It is a land of most singular attractions, neither too hot nor too cold, too dry nor too damp, with a sufficiency of rain, and an abundance of sunshine. Its market-gardens are prolific in their product, its orchards overflowing with plenitude, and its vineyards generous in their harvest.

Touraine is truly the region where one may read history without books, with the very pages of nature punctuated and adorned with the marvels of the French Renaissance. Louis XI. gave the first impetus to the alliance of the great domestic edifice—which we have come to distinguish as the residential château—with the throne, and the idea was amplified by Charles VIII. and glorified by François Premier.

In the brilliant, if dissolute, times of the early sixteenth century François Premier and his court travelled down through this same Touraine to Loches and to Amboise, where François's late gaoler, Charles Quint, was to be received and entertained. It was after François had returned from his involuntary exile in Spain, and while he was still in residence at the Louvre, that the plans for the journey were made. To the Duchesse d'Étampes François said,—the duchess who was already more than a rival of both Diane and the Comtesse de Châteaubriant,—"I must tear myself away from you to-morrow. I shall await my brother Charles at Amboise on the Loire."

"Shall you not revenge yourself upon him, for his cruel treatment of you?" said the wily favourite of the time. "If he, like a fool, comes to Touraine, will you not make him revoke the treaty of Madrid or shut him up in one of Louis XI.'s oubliettes?"

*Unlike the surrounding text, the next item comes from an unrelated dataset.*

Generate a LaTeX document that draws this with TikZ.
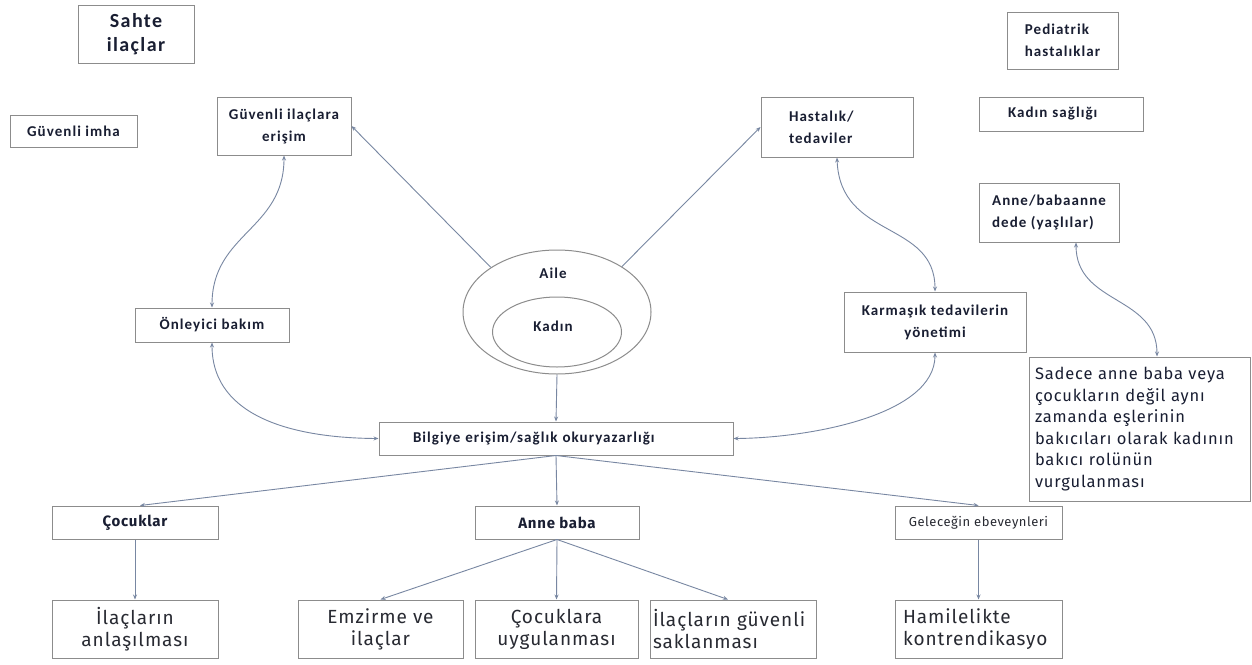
\documentclass[tikz,border=0pt]{standalone}
\usepackage{fontspec}
\setmainfont{Carlito}[LetterSpace=7]
\newfontfamily\din[LetterSpace=5]{Fira Sans}
\newfontfamily\dinsmall[LetterSpace=4]{Fira Sans}
\usetikzlibrary{shapes.geometric,arrows.meta}
\definecolor{boxgray}{RGB}{140,140,140}
\definecolor{conncol}{RGB}{120,135,162}
\definecolor{txt}{RGB}{25,30,50}
\definecolor{txtb}{RGB}{40,42,50}
\tikzset{
  box/.style={draw=boxgray, line width=1pt, inner sep=0pt, fill=white, text=txt},
  cal/.style={font=\fontsize{15}{22}\selectfont\bfseries},
  big/.style={font=\fontsize{20}{24}\selectfont\bfseries},
  dinb/.style={font=\din\fontsize{15}{18}\selectfont\bfseries},
  dinl/.style={font=\din\fontsize{19}{22}\selectfont, text=txtb},
  dins/.style={font=\din\fontsize{16.5}{21.5}\selectfont},
  dinsm/.style={font=\dinsmall\fontsize{13}{16}\selectfont, text=txtb},
  conn/.style={draw=conncol, line width=0.9pt},
  onetip/.style={conn, -{Stealth[length=5pt,width=4pt]}},
  twotip/.style={conn, {Stealth[length=5pt,width=4pt]}-{Stealth[length=5pt,width=4pt]}},
  oval/.style={ellipse, draw=boxgray, line width=1pt, inner sep=0pt}
}
\begin{document}
\begin{tikzpicture}[x=1pt,y=-1pt]
\useasboundingbox (0,0) rectangle (1252,664);
\fill[white] (0,0) rectangle (1252,664);

% top-left / top-right boxes
\node[box,big,minimum width=116,minimum height=58,align=center] (sahte) at (136,34) {Sahte\\ilaçlar};
\node[box,cal,minimum width=127,minimum height=32] (imha) at (73.5,131) {Güvenli imha};
\node[box,cal,minimum width=134,minimum height=58,align=center] (guv) at (284,126) {Güvenli ilaçlara\\erişim};
\node[box,cal,minimum width=152,minimum height=60,text width=96,align=left] (hast) at (837,127) {Hastalık/\\tedaviler};
\node[box,cal,minimum width=111,minimum height=57,align=left] (ped) at (1062.5,40.5) {Pediatrik\\hastalıklar};
\node[box,cal,minimum width=164,minimum height=34,text width=106,align=left] (kadsag) at (1061,114) {Kadın sağlığı};
\node[box,cal,minimum width=140,minimum height=59,align=left] (anneb) at (1049,212.5) {Anne/babaanne\\dede (yaşlılar)};
\node[box,cal,minimum width=154,minimum height=34] (onl) at (212,325) {Önleyici bakım};
\node[box,cal,minimum width=182,minimum height=60,align=center] (karm) at (935,322) {Karmaşık tedavilerin\\yönetimi};
\node[box,dins,minimum width=221,minimum height=144,text width=209,align=left] (sadece) at (1139.5,429)
  {Sadece anne baba veya\\çocukların değil aynı\\zamanda eşlerinin\\bakıcıları olarak kadının\\bakıcı rolünün\\vurgulanması};

% ellipses
\node[oval,minimum width=188,minimum height=124] (aile) at (557,312) {};
\node[oval,minimum width=129,minimum height=70] (kadin) at (557,332) {};
\node[cal,text=txt] (ailelbl) at (553,273) {Aile};
\node[cal,text=txt] (kadinlbl) at (553,326) {Kadın};

% central box
\node[box,cal,minimum width=354,minimum height=33,text width=286,align=left] (bilgi) at (556,438.5) {Bilgiye erişim/sağlık okuryazarlığı};

% second level
\node[box,dinb,minimum width=166,minimum height=33] (cocuk) at (135,522.5) {Çocuklar};
\node[box,dinb,minimum width=164,minimum height=33] (anne) at (557,522.5) {Anne baba};
\node[box,dinsm,minimum width=167,minimum height=33] (gel) at (978.5,522.5) {Geleceğin ebeveynleri};

% bottom row
\node[box,dinl,minimum width=166,minimum height=58,align=center] (ilac) at (135,629) {İlaçların\\anlaşılması};
\node[box,dinl,minimum width=165,minimum height=58,align=center] (emz) at (380.5,629) {Emzirme ve\\ilaçlar};
\node[box,dinl,minimum width=163,minimum height=58,align=center] (cocuk2) at (556.5,629) {Çocuklara\\uygulanması};
\node[box,dinl,minimum width=166,minimum height=58,text width=160,align=left] (sakla) at (733,629) {İlaçların güvenli\\saklanması};
\node[box,dinl,minimum width=167,minimum height=58,text width=151,align=left] (hamile) at (978.5,629) {Hamilelikte\\kontrendikasyo};

% straight connectors
\draw[onetip] (aile.146) -- (guv.east);
\draw[onetip] (aile.35) -- (hast.west);
\draw[onetip] (aile.south) -- (bilgi.north);
\draw[onetip] (bilgi.south) -- ([xshift=5pt]cocuk.north);
\draw[onetip] (bilgi.south) -- (anne.north);
\draw[onetip] (bilgi.south) -- (gel.north);
\draw[onetip] (cocuk.south) -- (ilac.north);
\draw[onetip] (anne.south) -- (emz.north);
\draw[onetip] (anne.south) -- (cocuk2.north);
\draw[onetip] (anne.south) -- ([xshift=-5pt]sakla.north);
\draw[onetip] (gel.south) -- (hamile.north);

% curved connectors
\draw[twotip] (guv.south) .. controls (284,230) and (212,233) .. (onl.north);
\draw[twotip] (onl.south) .. controls (212,420) and (300,438) .. (bilgi.west);
\draw[twotip] (hast.south) .. controls (840,240) and (935,220) .. (karm.north);
\draw[twotip] (karm.south) .. controls (935,415) and (810,438) .. (bilgi.east);
\draw[twotip] ([xshift=27pt]anneb.south) .. controls (1076,305) and (1157,295) .. ([xshift=17.5pt]sadece.north);
\end{tikzpicture}
\end{document}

"I will persuade him, if possible," said François, "but I shall never force him."

In due time François did receive his brother king at Amboise and it was amid great ceremony and splendour. His guest could not, or would not, mount steps, so that great inclined plane, up which a state coach and its horses might go, was built. Probably there was a good reason for the emperor's peculiarity, for that worthy or unworthy monarch finally died of gout in the monastery of San Juste.

The meeting here at Amboise was a grand and ceremonious affair and the Spanish monarch soon came to recognize a possible enemy in the royal favourite, Anne de Pisselieu. The emperor's eyes, however, melted with admiration, and he told her that only in France could one see such a perfection of elegance and beauty, with the result that—as is popularly adduced—the susceptible, ambitious, and unfaithful duchess betrayed François more than once in the affairs attendant upon the subsequent wars between France, England, and Spain.

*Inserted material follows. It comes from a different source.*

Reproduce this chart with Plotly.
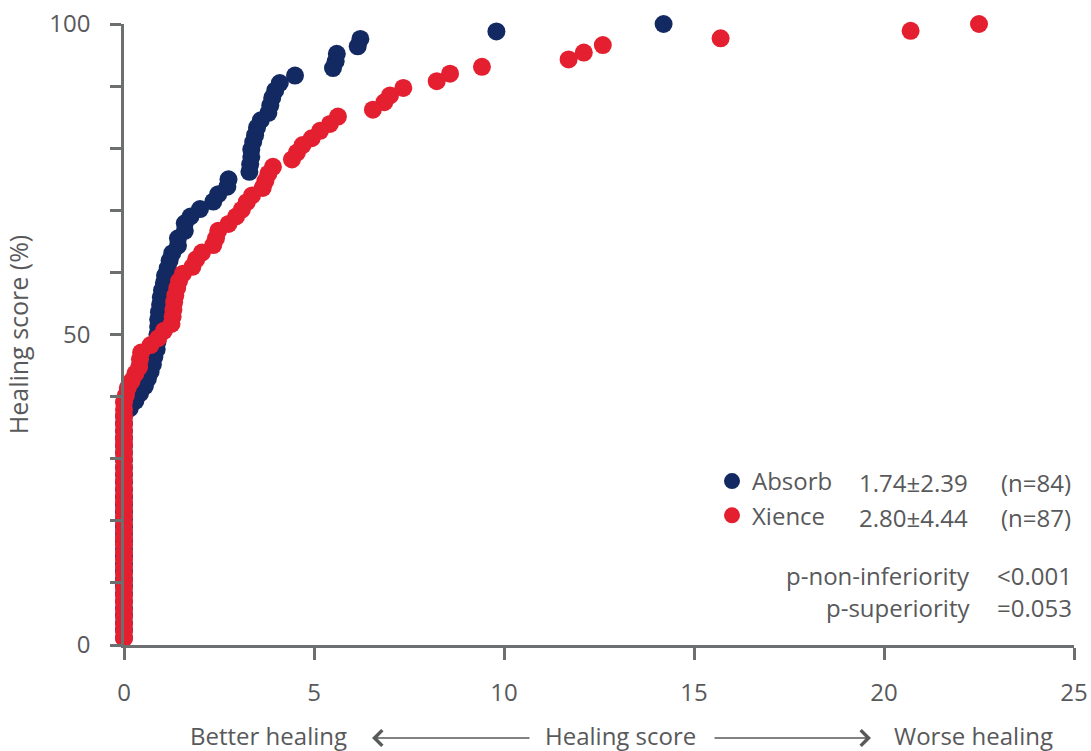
import plotly.graph_objects as go

# ---- data (rank order from the top of each curve) ----
absorb_x = [14.2, 9.8, 6.22, 6.15, 5.6, 5.57, 5.5, 4.5, 4.1, 3.98,
            3.9, 3.85, 3.8, 3.6, 3.5, 3.45, 3.4, 3.35, 3.35, 3.32,
            3.3, 2.75, 2.72, 2.48, 2.35, 2.0, 1.75, 1.6, 1.6, 1.42,
            1.42, 1.27, 1.2, 1.15, 1.08, 1.05, 1.0, 0.97, 0.95, 0.92,
            0.9, 0.9, 0.88, 0.88, 0.86, 0.8, 0.76, 0.7, 0.63, 0.55,
            0.42, 0.3, 0.15, 0, 0, 0, 0, 0, 0, 0,
            0, 0, 0, 0, 0, 0, 0, 0, 0, 0,
            0, 0, 0, 0, 0, 0, 0, 0, 0, 0,
            0, 0, 0, 0]
absorb_y = [100.0, 98.8, 97.6, 96.4, 95.2, 94.0, 92.9, 91.7, 90.5, 89.3,
            88.1, 86.9, 85.7, 84.5, 83.3, 82.1, 81.0, 79.8, 78.6, 77.4,
            76.2, 75.0, 73.8, 72.6, 71.4, 70.2, 69.0, 67.9, 66.7, 65.5,
            64.3, 63.1, 61.9, 60.7, 59.5, 58.3, 57.1, 56.0, 54.8, 53.6,
            52.4, 51.2, 50.0, 48.8, 47.6, 46.4, 45.2, 44.0, 42.9, 41.7,
            40.5, 39.3, 38.1, 36.9, 35.7, 34.5, 33.3, 32.1, 31.0, 29.8,
            28.6, 27.4, 26.2, 25.0, 23.8, 22.6, 21.4, 20.2, 19.0, 17.9,
            16.7, 15.5, 14.3, 13.1, 11.9, 10.7, 9.5, 8.3, 7.1, 6.0,
            4.8, 3.6, 2.4, 1.2]

xience_x = [22.5, 20.7, 15.7, 12.6, 12.1, 11.7, 9.42, 8.58, 8.23, 7.35,
            7.0, 6.85, 6.55, 5.63, 5.42, 5.16, 4.94, 4.7, 4.55, 4.42,
            3.92, 3.8, 3.72, 3.65, 3.37, 3.23, 3.1, 2.95, 2.75, 2.48,
            2.42, 2.35, 2.05, 1.9, 1.8, 1.55, 1.45, 1.4, 1.35, 1.32,
            1.3, 1.28, 1.25, 1.05, 0.9, 0.7, 0.45, 0.42, 0.4, 0.3,
            0.2, 0.1, 0.05, 0, 0, 0, 0, 0, 0, 0,
            0, 0, 0, 0, 0, 0, 0, 0, 0, 0,
            0, 0, 0, 0, 0, 0, 0, 0, 0, 0,
            0, 0, 0, 0, 0, 0, 0]
xience_y = [100.0, 98.9, 97.7, 96.6, 95.4, 94.3, 93.1, 92.0, 90.8, 89.7,
            88.5, 87.4, 86.2, 85.1, 83.9, 82.8, 81.6, 80.5, 79.3, 78.2,
            77.0, 75.9, 74.7, 73.6, 72.4, 71.3, 70.1, 69.0, 67.8, 66.7,
            65.5, 64.4, 63.2, 62.1, 60.9, 59.8, 58.6, 57.5, 56.3, 55.2,
            54.0, 52.9, 51.7, 50.6, 49.4, 48.3, 47.1, 46.0, 44.8, 43.7,
            42.5, 41.4, 40.2, 39.1, 37.9, 36.8, 35.6, 34.5, 33.3, 32.2,
            31.0, 29.9, 28.7, 27.6, 26.4, 25.3, 24.1, 23.0, 21.8, 20.7,
            19.5, 18.4, 17.2, 16.1, 14.9, 13.8, 12.6, 11.5, 10.3, 9.2,
            8.0, 6.9, 5.7, 4.6, 3.4, 2.3, 1.1]

series_names = ["Absorb", "Xience"]
series_stats = ["1.74\u00b12.39", "2.80\u00b14.44"]
series_n = ["(n=84)", "(n=87)"]
p_labels = ["p-non-inferiority", "p-superiority"]
p_values = ["<0.001", "=0.053"]

x_tickvals = [0, 5, 10, 15, 20, 25]
y_tickvals = [0, 10, 20, 30, 40, 50, 60, 70, 80, 90, 100]
y_ticktext = ["0", "", "", "", "", "50", "", "", "", "", "100"]

NAVY = "#122962"
RED = "#E41F30"
GREY = "#58595b"
AXIS = "#6d6e70"
FONT = "Open Sans"
FS = 24

W, H = 1091, 751
L, R, T, B = 124, 17, 24, 106
PW, PH = W - L - R, H - T - B


def px(xp):
    return (xp - L) / PW


def py(yp):
    return (H - B - yp) / PH


fig = go.Figure()
fig.add_trace(go.Scatter(x=absorb_x, y=absorb_y, mode="markers", name=series_names[0],
                         marker=dict(color=NAVY, size=18), cliponaxis=False))
fig.add_trace(go.Scatter(x=xience_x, y=xience_y, mode="markers", name=series_names[1],
                         marker=dict(color=RED, size=18), cliponaxis=False))

annotations = []
row_y = [483, 517]
for i in range(2):
    annotations.append(dict(xref="paper", yref="paper", x=px(913), y=py(row_y[i]),
                            text=series_stats[i], showarrow=False, xanchor="center",
                            yanchor="middle", font=dict(size=FS, color=GREY, family=FONT)))
    annotations.append(dict(xref="paper", yref="paper", x=px(1073), y=py(row_y[i]),
                            text=series_n[i], showarrow=False, xanchor="right",
                            yanchor="middle", font=dict(size=FS, color=GREY, family=FONT)))
p_y = [575, 607]
for i in range(2):
    annotations.append(dict(xref="paper", yref="paper", x=px(972), y=py(p_y[i]),
                            text=p_labels[i], showarrow=False, xanchor="right",
                            yanchor="middle", font=dict(size=FS, color=GREY, family=FONT)))
    annotations.append(dict(xref="paper", yref="paper", x=px(1074), y=py(p_y[i]),
                            text=p_values[i], showarrow=False, xanchor="right",
                            yanchor="middle", font=dict(size=FS, color=GREY, family=FONT)))

# bottom direction labels
bot_y = py(735)
for txt, cx in [("Better healing", 268), ("Healing score", 620), ("Worse healing", 973)]:
    annotations.append(dict(xref="paper", yref="paper", x=px(cx), y=bot_y, text=txt,
                            showarrow=False, xanchor="center", yanchor="middle",
                            font=dict(size=24, color=GREY, family=FONT)))
arrow_y = py(738)
annotations.append(dict(xref="paper", yref="paper", x=px(372), y=arrow_y, text="",
                        showarrow=True, ax=159, ay=0, arrowhead=4, arrowsize=1.9,
                        arrowwidth=1.6, arrowcolor=GREY))
annotations.append(dict(xref="paper", yref="paper", x=px(871), y=arrow_y, text="",
                        showarrow=True, ax=-158, ay=0, arrowhead=4, arrowsize=1.9,
                        arrowwidth=1.6, arrowcolor=GREY))

fig.update_layout(
    width=W, height=H,
    margin=dict(l=L, r=R, t=T, b=B, autoexpand=False),
    plot_bgcolor="white", paper_bgcolor="white",
    font=dict(family=FONT, color=GREY, size=FS),
    showlegend=True,
    legend=dict(x=px(712), y=py(459), xanchor="left", yanchor="top",
                font=dict(size=FS, color=GREY, family=FONT),
                bgcolor="rgba(0,0,0,0)", itemwidth=30, tracegroupgap=0),
    annotations=annotations,
    xaxis=dict(range=[0, 25], tickvals=x_tickvals, showgrid=False, zeroline=False,
               showline=True, linecolor=AXIS, linewidth=2.5,
               ticks="outside", ticklen=12, tickwidth=2.5, tickcolor=AXIS,
               ticklabelstandoff=12, tickfont=dict(size=FS, color=GREY)),
    yaxis=dict(range=[0, 100], tickvals=y_tickvals, ticktext=y_ticktext,
               showgrid=False, zeroline=False,
               showline=True, linecolor=AXIS, linewidth=2.5,
               ticks="outside", ticklen=11, tickwidth=2.5, tickcolor=AXIS,
               ticklabelstandoff=15, tickfont=dict(size=FS, color=GREY),
               title=dict(text="Healing score (%)", font=dict(size=25, color=GREY),
                          standoff=14)),
)

fig.write_html("out.html", config={"displayModeBar": False},
               post_script="document.body.style.margin='0px';")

From Touraine, in the sixteenth century, spread that influence which left its impress even on the capital of the kingdom itself, not only in respect to architectural art, but in manners and customs as well.

Whatever may be the real value of the Renaissance as an artistic expression, the discussion of it shall have no place here, beyond the qualifying statement that what we have come to know as the French Renaissance—which undeniably grew up from a transplanted Italian germ—proved highly tempting to the mediæval builder for all manner of edifices, whereas it were better if it had been confined to civic and domestic establishments and left the church pure in its full-blown Gothic forms.

Curiously enough, here in Touraine, this is just what did happen. The Renaissance influence crept into church-building here and there—and it is but a short step from the "gothique rayonnant" to what are recognized as well-defined Renaissance features; but it is more particularly in respect to the great châteaux, and even smaller dwellings, that the superimposed Italian details were used. A notable illustration of this is seen in the Cathedral of St. Gatien at Tours. It is very beautiful and has some admirable Gothic features, but there are occasional constructive details, as well as those for decorative effect alone, which are decidedly not good Gothic; but, as they are, likewise, not Renaissance, they hence cannot be laid to its door, but rather to the architect's eccentricity.